Unsuccessful in love and in her 30s, she wants a baby, so chooses an old college chum, Guy (Travis Fimmel), as a sperm donor. Alas, she then meets John Harding (Ethan Hawke, no stranger to films about infidelity), falls for him and, offscreen, apparently induces him to leave his wife, Georgette (Julianne Moore), and marries him. We don’t see that because the film suddenly jumps forward two years when we see Maggie and John married with one child of hers and caring for John’s children, too. But Maggie is immune to feelings of guilt or thoughts that breaking up a marriage isn’t exactly “ethical.” One thing she is, is comfortable in her own skin and completely willing to do anything that will make her happy.

However, when her marriage doesn’t seem to be working out to her satisfaction, she then goes on to meet Georgette and things progress from there.

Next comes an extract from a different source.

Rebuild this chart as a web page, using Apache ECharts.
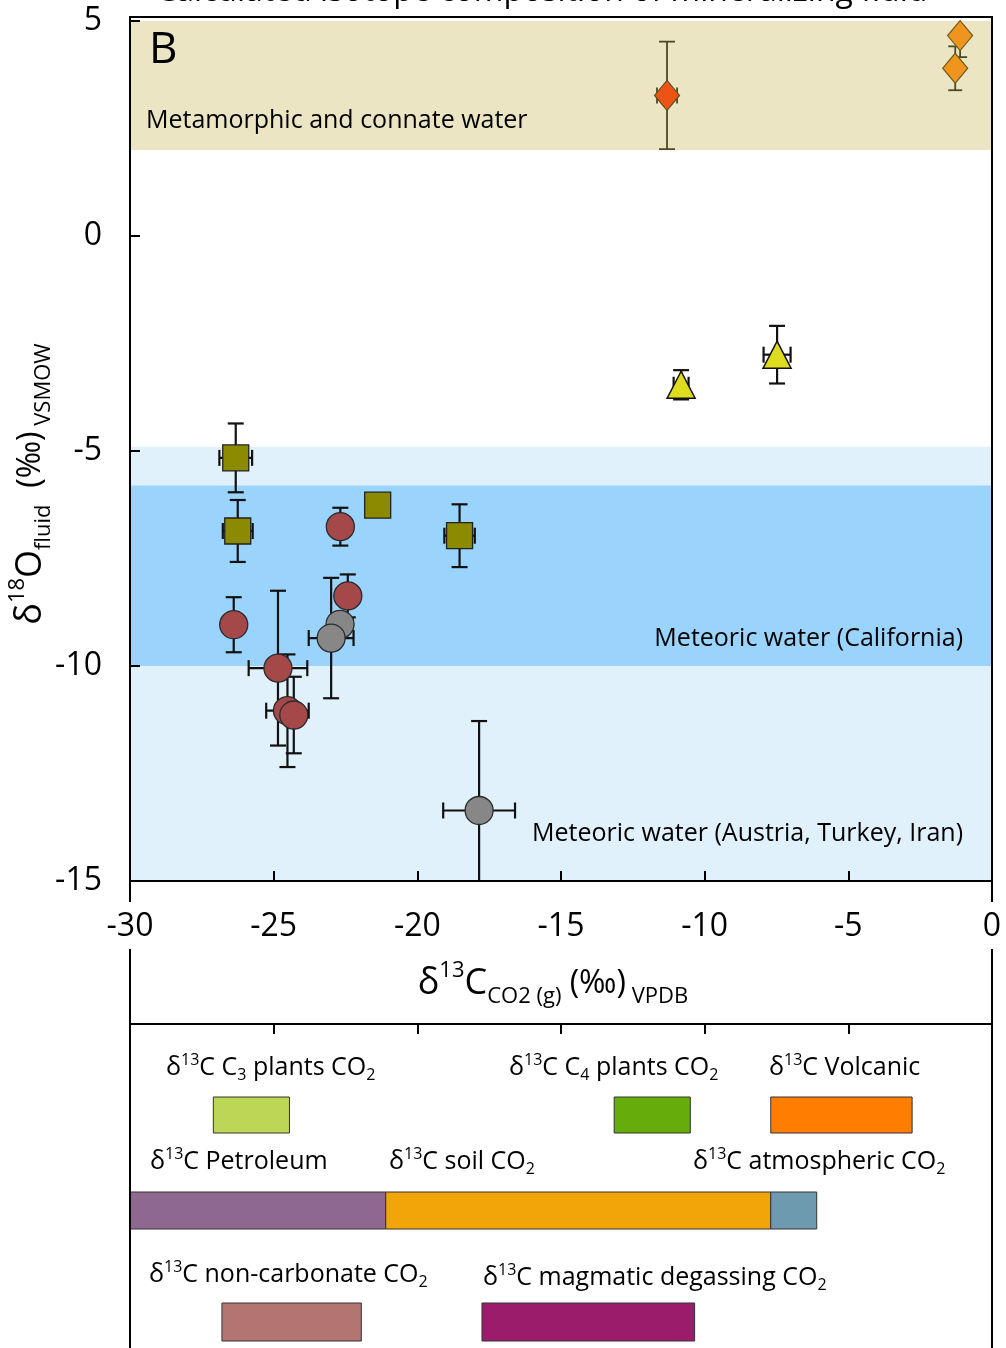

The script is witty and the acting very good. As it progresses to its not unexpected denouement (if you’ve been paying attention), we also learn that she has been less than honest in other things, too. Ah, that’s what makes her such an intriguing character. Who was it who said that women are inscrutable?

Writer/director Rebecca Miller has shrewdly painted Georgette as appearing to be a controlling, manipulative person as a contrast to Maggie who appears to be just the opposite. But at the end we realize that things and people are often not what they appear to be.